I was going through old family photos yesterday. I have long been smug about my lack of an emo or Goth phase, but was reminded that I went through an arguably worse one: a fedora phase. And not only that, but a fedora phase that lasted almost two years. It was quite unfortunate.
But the funny thing is, while looking through these pictures, my memory of the past was corrected. In my mind, I was pretty much always a chubby kid, but apparently that’s not so. In fact, my chubby childhood days only coincided with my fedora days. For most of my youth, I was a skinny little wild-haired girl, feminine and cute.
So why is my memory so distorted? Partly, I’m sure, because we all hang onto bad feelings about ourselves longer than good ones, and partly because those years also happen to be the age when kids actually start to be people with personalities.
I was on the phone with a friend from school a while ago, and we somehow got to talking about fat kids. She too had been a beautiful little girl, skinny and pretty with incredible, angelic blue eyes. Everyone would tell her and her parents how beautiful and cute she was. Then, at some point, she gained weight, and suddenly all the compliments? Gone with the wind, and she was left craving validation, feeling confused and lost about where it had gone.
I don’t remember this so much. I know I was a really cute little kid, and my mother dressed me quite well, but I don’t have so many memories of strangers complimenting me, so I didn’t feel that same loss. Yet when I started to come out of the fedora phase, when I hit puberty for real and put on some height and thinned out, I know I started to get compliments again. Not so much from my peers — who never bothered enough with me to give a shit about the way I looked — but from adults. Comments on the fact that I’d thinned out, that I looked good. I remember being confused, because I had in fact gained weight. I was a growing kid. I hadn’t lost weight, I’d put on height! But this affected me too. I too loved validation, especially from adults, so if I hadn’t already internalized the need to be skinny by then, I sure did when I was thin again.

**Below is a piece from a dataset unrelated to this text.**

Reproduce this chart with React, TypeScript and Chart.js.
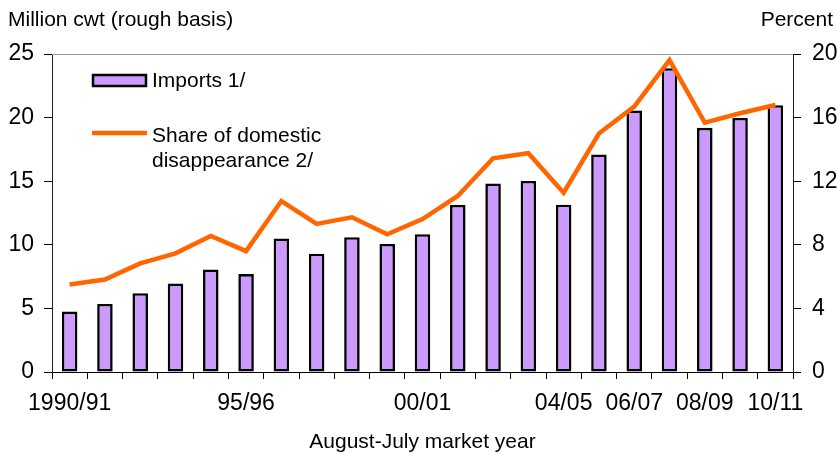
import React, { useEffect, useRef } from "react";
import { Chart, registerables } from "chart.js";

Chart.register(...registerables);

const years = [
  "1990/91", "91/92", "92/93", "93/94", "94/95", "95/96", "96/97", "97/98", "98/99", "99/00",
  "00/01", "01/02", "02/03", "03/04", "04/05", "05/06", "06/07", "07/08", "08/09", "09/10", "10/11",
];
const shownTickLabels = [
  "1990/91", "", "", "", "", "95/96", "", "", "", "",
  "00/01", "", "", "", "04/05", "", "06/07", "", "08/09", "", "10/11",
];
const importsMcwt = [
  4.75, 5.35, 6.2, 6.95, 8.05, 7.7, 10.5, 9.3, 10.6, 10.07,
  10.83, 13.13, 14.82, 15.02, 13.15, 17.1, 20.55, 23.88, 19.2, 19.97, 20.97,
];
const sharePercent = [
  5.5, 5.82, 6.83, 7.46, 8.55, 7.6, 10.75, 9.31, 9.73, 8.66,
  9.62, 11.07, 13.44, 13.76, 11.28, 15.0, 16.69, 19.62, 15.68, 16.27, 16.79,
];

const leftTitle = "Million cwt (rough basis)";
const rightTitle = "Percent";
const xTitle = "August-July market year";
const legendBar = "Imports 1/";
const legendLine = ["Share of domestic", "disappearance 2/"];

const FONT = "'Liberation Sans', Arial, Helvetica, sans-serif";
const PURPLE = "#CC99FF";
const ORANGE = "#FF6600";

const overlayPlugin = {
  id: "overlay",
  beforeDatasetsDraw(chart: any) {
    const { ctx, chartArea } = chart;
    ctx.save();
    ctx.strokeStyle = "#999999";
    ctx.lineWidth = 1;
    ctx.beginPath();
    ctx.moveTo(chartArea.left, chartArea.top + 0.5);
    ctx.lineTo(chartArea.right, chartArea.top + 0.5);
    ctx.stroke();
    ctx.restore();
  },
  afterDraw(chart: any) {
    const { ctx } = chart;
    ctx.save();
    ctx.fillStyle = "#000";
    ctx.font = `21px ${FONT}`;
    ctx.textBaseline = "alphabetic";
    ctx.textAlign = "left";
    ctx.fillText(leftTitle, 8, 26);
    ctx.textAlign = "right";
    ctx.fillText(rightTitle, 833, 26);

    // legend
    ctx.textAlign = "left";
    ctx.fillStyle = PURPLE;
    ctx.fillRect(93, 75, 53, 11);
    ctx.strokeStyle = "#000";
    ctx.lineWidth = 2.5;
    ctx.strokeRect(93, 75, 53, 11);
    ctx.fillStyle = "#000";
    ctx.fillText(legendBar, 152, 87);

    ctx.strokeStyle = ORANGE;
    ctx.lineWidth = 4.5;
    ctx.beginPath();
    ctx.moveTo(92, 133);
    ctx.lineTo(147, 133);
    ctx.stroke();
    ctx.fillStyle = "#000";
    ctx.fillText(legendLine[0], 152, 142);
    ctx.fillText(legendLine[1], 152, 167);
    ctx.restore();
  },
};

export default function App() {
  const canvasRef = useRef<HTMLCanvasElement | null>(null);

  useEffect(() => {
    const canvas = canvasRef.current;
    if (!canvas) return;
    const chart = new Chart(canvas, {
      type: "bar",
      data: {
        labels: years,
        datasets: [
          {
            type: "line",
            label: "Share of domestic disappearance 2/",
            data: sharePercent,
            yAxisID: "y1",
            borderColor: ORANGE,
            backgroundColor: ORANGE,
            borderWidth: 4.5,
            pointRadius: 0,
            tension: 0,
            order: 1,
          } as any,
          {
            type: "bar",
            label: "Imports 1/",
            data: importsMcwt,
            yAxisID: "y",
            backgroundColor: PURPLE,
            borderColor: "#000",
            borderWidth: 2.6,
            borderSkipped: false,
            categoryPercentage: 1,
            barPercentage: 0.44,
            order: 2,
          } as any,
        ],
      },
      options: {
        responsive: false,
        animation: false,
        devicePixelRatio: 1,
        layout: { padding: { top: 54, left: 0, right: 0, bottom: 0 } },
        plugins: {
          legend: { display: false },
          tooltip: { enabled: false },
          title: { display: false },
        },
        scales: {
          x: {
            type: "category",
            offset: true,
            grid: {
              display: true,
              offset: true,
              drawOnChartArea: false,
              drawTicks: true,
              tickLength: 7,
              color: "#000",
            },
            border: { display: true, color: "#000", width: 1 },
            ticks: {
              autoSkip: false,
              maxRotation: 0,
              minRotation: 0,
              padding: 11,
              color: "#000",
              font: { family: FONT, size: 23 },
              callback: (_v: any, i: number) => shownTickLabels[i],
            },
            title: {
              display: true,
              text: xTitle,
              color: "#000",
              font: { family: FONT, size: 21 },
              padding: { top: 0, bottom: -1 },
            },
            afterFit: (scale: any) => {
              scale.height = 82;
            },
          },
          y: {
            type: "linear",
            position: "left",
            min: 0,
            max: 25,
            grid: {
              display: true,
              drawOnChartArea: false,
              drawTicks: true,
              tickLength: 8,
              color: "#000",
            },
            border: { display: true, color: "#222", width: 1 },
            ticks: {
              stepSize: 5,
              padding: 10,
              color: "#000",
              font: { family: FONT, size: 23 },
            },
            afterFit: (scale: any) => {
              scale.width = 52;
            },
          },
          y1: {
            type: "linear",
            position: "right",
            min: 0,
            max: 20,
            grid: {
              display: true,
              drawOnChartArea: false,
              drawTicks: true,
              tickLength: 8,
              color: "#000",
            },
            border: { display: true, color: "#222", width: 1 },
            ticks: {
              stepSize: 4,
              padding: 11,
              color: "#000",
              font: { family: FONT, size: 23 },
            },
            afterFit: (scale: any) => {
              scale.width = 57;
            },
          },
        },
      },
      plugins: [overlayPlugin],
    });
    return () => {
      chart.destroy();
    };
  }, []);

  return (
    <div
      style={{
        position: "absolute",
        left: 0,
        top: 0,
        width: 837,
        height: 454,
        overflow: "hidden",
        background: "#fff",
      }}
    >
      <canvas ref={canvasRef} width={850} height={454} style={{ display: "block" }} />
    </div>
  );
}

A coworker recently remarked that she’d never really been a hiker. That as a fat kid, she’d learned to hate exercise early. That she’d been taught it wasn’t for her. This too, I remember. I remember the year I decided I was a reader, rather than a doer. I had just gotten a beanbag, and every day after school I’d come home and promptly sit myself on it and open a book for the rest of the day. Exercise, I was taught early on, was not for me. In fact, it really wasn’t for anyone. It was work, and a chore, but some people happened to be good at it, so they did it to impress each other.
I remember, too, being indoctrinated into the Fat Kids Club. I remember picking up my friends’ eating habits, how they all hated to share, how mad my mother got at me when I’d mimicked my friend licking a cookie so I wouldn’t have to share half of it with my brother. I remember being told by my friend, at probably 11 or 12, to button the bottom button of my cardigan because otherwise it looked liked I couldn’t.
This friend was my fat-kid sherpa. She taught me the ways. I realize now that she was my guide because she had been thinking about her body for far too long. I once went shopping with her and a friend who was a year older, and the older girl told us in the changing rooms “not to suck it in.” I remember being amazed at her expertise. I remember her having the calorie counting app MyFitnessPal on her iPod Touch at 13 years old. I remember being taught what thigh gaps were while I still had one.
Looking at those photos of chubby little me, and then the me in middle and high school who still felt fat but really wasn’t, I wish I was never indoctrinated into that club. I wish I was never taught to hate and hide my body. When I look back at those photos now, I still have to fight an initial disgust reaction. It’s the old shame creeping back.
But then, when I fight past that knee-jerk reaction, I just see a kid. Just a kid in a kid’s human body. And I’m still just a young person in a young person’s human body. And I’m pretty over hating that fact.